Quote every line as written. Omit pictures.

-- Begin --

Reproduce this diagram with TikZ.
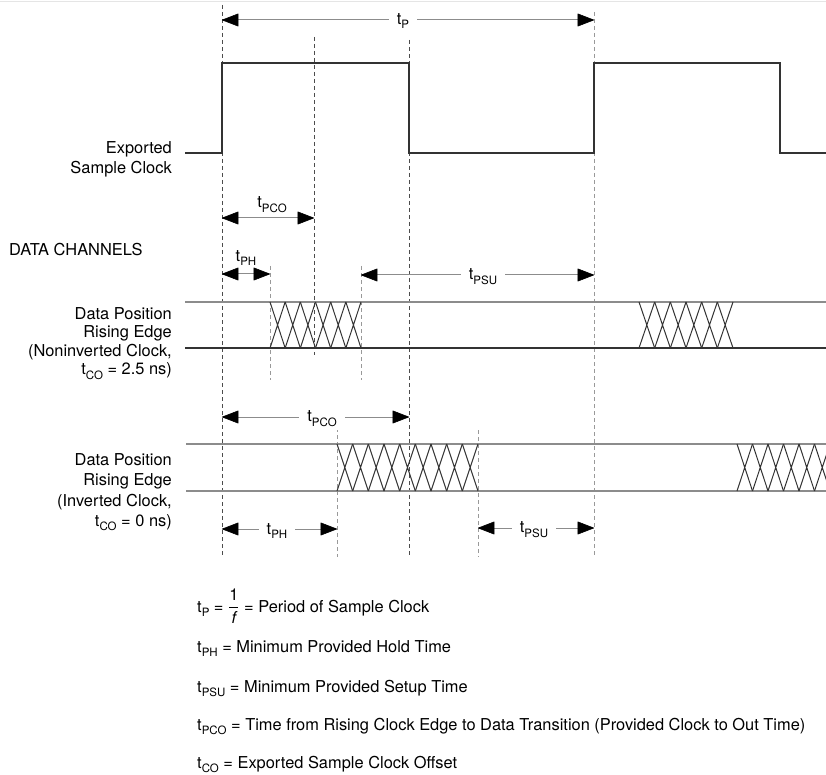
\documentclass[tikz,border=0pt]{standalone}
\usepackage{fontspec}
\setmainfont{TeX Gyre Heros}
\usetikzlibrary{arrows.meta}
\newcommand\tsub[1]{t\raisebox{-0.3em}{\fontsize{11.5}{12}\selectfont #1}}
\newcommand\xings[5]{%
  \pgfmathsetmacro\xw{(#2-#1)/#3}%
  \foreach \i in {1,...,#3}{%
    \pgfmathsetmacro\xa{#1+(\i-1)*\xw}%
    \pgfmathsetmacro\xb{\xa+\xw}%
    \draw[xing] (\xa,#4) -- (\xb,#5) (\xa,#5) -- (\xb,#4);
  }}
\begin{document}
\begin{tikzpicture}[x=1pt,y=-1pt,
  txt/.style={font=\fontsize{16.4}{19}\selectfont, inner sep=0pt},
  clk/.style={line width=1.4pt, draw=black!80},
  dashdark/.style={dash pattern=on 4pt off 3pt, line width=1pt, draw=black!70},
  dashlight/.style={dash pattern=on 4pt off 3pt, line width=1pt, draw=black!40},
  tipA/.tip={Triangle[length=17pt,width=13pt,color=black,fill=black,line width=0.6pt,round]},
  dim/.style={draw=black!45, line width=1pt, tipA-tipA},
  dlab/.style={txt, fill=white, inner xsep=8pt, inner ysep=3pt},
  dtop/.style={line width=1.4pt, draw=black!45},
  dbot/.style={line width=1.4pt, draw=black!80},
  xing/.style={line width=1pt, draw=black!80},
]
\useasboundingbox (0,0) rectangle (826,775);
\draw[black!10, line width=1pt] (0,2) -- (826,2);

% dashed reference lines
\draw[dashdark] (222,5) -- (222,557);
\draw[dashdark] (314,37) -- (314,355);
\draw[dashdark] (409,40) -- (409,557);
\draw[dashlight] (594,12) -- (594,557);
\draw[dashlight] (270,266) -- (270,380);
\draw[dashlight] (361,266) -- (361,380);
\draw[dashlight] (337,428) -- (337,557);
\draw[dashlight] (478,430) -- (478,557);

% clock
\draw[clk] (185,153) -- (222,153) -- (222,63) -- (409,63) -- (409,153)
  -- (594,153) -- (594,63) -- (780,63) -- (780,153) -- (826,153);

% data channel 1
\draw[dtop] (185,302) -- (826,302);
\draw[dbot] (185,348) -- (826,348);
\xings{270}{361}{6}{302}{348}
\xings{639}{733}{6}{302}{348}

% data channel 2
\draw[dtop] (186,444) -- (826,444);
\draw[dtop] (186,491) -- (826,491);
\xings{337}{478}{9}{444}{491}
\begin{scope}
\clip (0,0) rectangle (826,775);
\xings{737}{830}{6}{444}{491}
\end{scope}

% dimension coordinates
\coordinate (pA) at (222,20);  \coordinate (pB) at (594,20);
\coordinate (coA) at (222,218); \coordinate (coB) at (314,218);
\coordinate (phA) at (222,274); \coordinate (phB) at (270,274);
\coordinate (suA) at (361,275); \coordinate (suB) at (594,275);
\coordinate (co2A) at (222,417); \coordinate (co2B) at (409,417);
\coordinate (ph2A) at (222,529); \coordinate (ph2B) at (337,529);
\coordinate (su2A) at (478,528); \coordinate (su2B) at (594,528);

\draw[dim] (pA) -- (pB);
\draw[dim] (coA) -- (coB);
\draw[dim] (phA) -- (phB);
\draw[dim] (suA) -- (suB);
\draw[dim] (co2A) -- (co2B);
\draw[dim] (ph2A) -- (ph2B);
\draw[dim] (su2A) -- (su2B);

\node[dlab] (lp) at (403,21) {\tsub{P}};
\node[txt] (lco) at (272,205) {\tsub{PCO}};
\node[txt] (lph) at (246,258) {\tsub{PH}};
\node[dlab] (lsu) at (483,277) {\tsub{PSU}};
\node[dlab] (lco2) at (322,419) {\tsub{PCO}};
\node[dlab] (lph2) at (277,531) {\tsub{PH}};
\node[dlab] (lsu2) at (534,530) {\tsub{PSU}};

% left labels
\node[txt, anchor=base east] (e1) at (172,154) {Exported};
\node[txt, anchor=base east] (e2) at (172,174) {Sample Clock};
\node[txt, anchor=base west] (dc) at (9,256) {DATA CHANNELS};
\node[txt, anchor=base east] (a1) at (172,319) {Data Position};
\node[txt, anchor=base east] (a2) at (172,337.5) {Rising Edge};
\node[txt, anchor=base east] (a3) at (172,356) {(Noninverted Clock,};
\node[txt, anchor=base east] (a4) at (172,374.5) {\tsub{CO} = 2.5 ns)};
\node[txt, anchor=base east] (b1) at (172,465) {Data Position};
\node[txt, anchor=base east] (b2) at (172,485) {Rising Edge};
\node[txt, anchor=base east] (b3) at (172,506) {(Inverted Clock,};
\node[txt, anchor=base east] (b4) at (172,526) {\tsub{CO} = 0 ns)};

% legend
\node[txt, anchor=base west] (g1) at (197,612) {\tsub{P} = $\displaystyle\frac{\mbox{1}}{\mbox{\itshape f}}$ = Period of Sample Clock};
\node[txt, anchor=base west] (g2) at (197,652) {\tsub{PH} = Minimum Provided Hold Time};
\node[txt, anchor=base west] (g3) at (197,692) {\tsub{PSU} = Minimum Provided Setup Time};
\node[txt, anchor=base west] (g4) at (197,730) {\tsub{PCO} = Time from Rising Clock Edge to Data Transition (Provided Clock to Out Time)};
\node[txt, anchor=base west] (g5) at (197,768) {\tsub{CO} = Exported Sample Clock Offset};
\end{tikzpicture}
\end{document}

-- End --

### Response below:
Reproduce this diagram with TikZ.
\documentclass[tikz,border=0pt]{standalone}
\usepackage{fontspec}
\setmainfont{TeX Gyre Heros}
\usetikzlibrary{arrows.meta}
\newcommand\tsub[1]{t\raisebox{-0.3em}{\fontsize{11.5}{12}\selectfont #1}}
\newcommand\xings[5]{%
  \pgfmathsetmacro\xw{(#2-#1)/#3}%
  \foreach \i in {1,...,#3}{%
    \pgfmathsetmacro\xa{#1+(\i-1)*\xw}%
    \pgfmathsetmacro\xb{\xa+\xw}%
    \draw[xing] (\xa,#4) -- (\xb,#5) (\xa,#5) -- (\xb,#4);
  }}
\begin{document}
\begin{tikzpicture}[x=1pt,y=-1pt,
  txt/.style={font=\fontsize{16.4}{19}\selectfont, inner sep=0pt},
  clk/.style={line width=1.4pt, draw=black!80},
  dashdark/.style={dash pattern=on 4pt off 3pt, line width=1pt, draw=black!70},
  dashlight/.style={dash pattern=on 4pt off 3pt, line width=1pt, draw=black!40},
  tipA/.tip={Triangle[length=17pt,width=13pt,color=black,fill=black,line width=0.6pt,round]},
  dim/.style={draw=black!45, line width=1pt, tipA-tipA},
  dlab/.style={txt, fill=white, inner xsep=8pt, inner ysep=3pt},
  dtop/.style={line width=1.4pt, draw=black!45},
  dbot/.style={line width=1.4pt, draw=black!80},
  xing/.style={line width=1pt, draw=black!80},
]
\useasboundingbox (0,0) rectangle (826,775);
\draw[black!10, line width=1pt] (0,2) -- (826,2);

% dashed reference lines
\draw[dashdark] (222,5) -- (222,557);
\draw[dashdark] (314,37) -- (314,355);
\draw[dashdark] (409,40) -- (409,557);
\draw[dashlight] (594,12) -- (594,557);
\draw[dashlight] (270,266) -- (270,380);
\draw[dashlight] (361,266) -- (361,380);
\draw[dashlight] (337,428) -- (337,557);
\draw[dashlight] (478,430) -- (478,557);

% clock
\draw[clk] (185,153) -- (222,153) -- (222,63) -- (409,63) -- (409,153)
  -- (594,153) -- (594,63) -- (780,63) -- (780,153) -- (826,153);

% data channel 1
\draw[dtop] (185,302) -- (826,302);
\draw[dbot] (185,348) -- (826,348);
\xings{270}{361}{6}{302}{348}
\xings{639}{733}{6}{302}{348}

% data channel 2
\draw[dtop] (186,444) -- (826,444);
\draw[dtop] (186,491) -- (826,491);
\xings{337}{478}{9}{444}{491}
\begin{scope}
\clip (0,0) rectangle (826,775);
\xings{737}{830}{6}{444}{491}
\end{scope}

% dimension coordinates
\coordinate (pA) at (222,20);  \coordinate (pB) at (594,20);
\coordinate (coA) at (222,218); \coordinate (coB) at (314,218);
\coordinate (phA) at (222,274); \coordinate (phB) at (270,274);
\coordinate (suA) at (361,275); \coordinate (suB) at (594,275);
\coordinate (co2A) at (222,417); \coordinate (co2B) at (409,417);
\coordinate (ph2A) at (222,529); \coordinate (ph2B) at (337,529);
\coordinate (su2A) at (478,528); \coordinate (su2B) at (594,528);

\draw[dim] (pA) -- (pB);
\draw[dim] (coA) -- (coB);
\draw[dim] (phA) -- (phB);
\draw[dim] (suA) -- (suB);
\draw[dim] (co2A) -- (co2B);
\draw[dim] (ph2A) -- (ph2B);
\draw[dim] (su2A) -- (su2B);

\node[dlab] (lp) at (403,21) {\tsub{P}};
\node[txt] (lco) at (272,205) {\tsub{PCO}};
\node[txt] (lph) at (246,258) {\tsub{PH}};
\node[dlab] (lsu) at (483,277) {\tsub{PSU}};
\node[dlab] (lco2) at (322,419) {\tsub{PCO}};
\node[dlab] (lph2) at (277,531) {\tsub{PH}};
\node[dlab] (lsu2) at (534,530) {\tsub{PSU}};

% left labels
\node[txt, anchor=base east] (e1) at (172,154) {Exported};
\node[txt, anchor=base east] (e2) at (172,174) {Sample Clock};
\node[txt, anchor=base west] (dc) at (9,256) {DATA CHANNELS};
\node[txt, anchor=base east] (a1) at (172,319) {Data Position};
\node[txt, anchor=base east] (a2) at (172,337.5) {Rising Edge};
\node[txt, anchor=base east] (a3) at (172,356) {(Noninverted Clock,};
\node[txt, anchor=base east] (a4) at (172,374.5) {\tsub{CO} = 2.5 ns)};
\node[txt, anchor=base east] (b1) at (172,465) {Data Position};
\node[txt, anchor=base east] (b2) at (172,485) {Rising Edge};
\node[txt, anchor=base east] (b3) at (172,506) {(Inverted Clock,};
\node[txt, anchor=base east] (b4) at (172,526) {\tsub{CO} = 0 ns)};

% legend
\node[txt, anchor=base west] (g1) at (197,612) {\tsub{P} = $\displaystyle\frac{\mbox{1}}{\mbox{\itshape f}}$ = Period of Sample Clock};
\node[txt, anchor=base west] (g2) at (197,652) {\tsub{PH} = Minimum Provided Hold Time};
\node[txt, anchor=base west] (g3) at (197,692) {\tsub{PSU} = Minimum Provided Setup Time};
\node[txt, anchor=base west] (g4) at (197,730) {\tsub{PCO} = Time from Rising Clock Edge to Data Transition (Provided Clock to Out Time)};
\node[txt, anchor=base west] (g5) at (197,768) {\tsub{CO} = Exported Sample Clock Offset};
\end{tikzpicture}
\end{document}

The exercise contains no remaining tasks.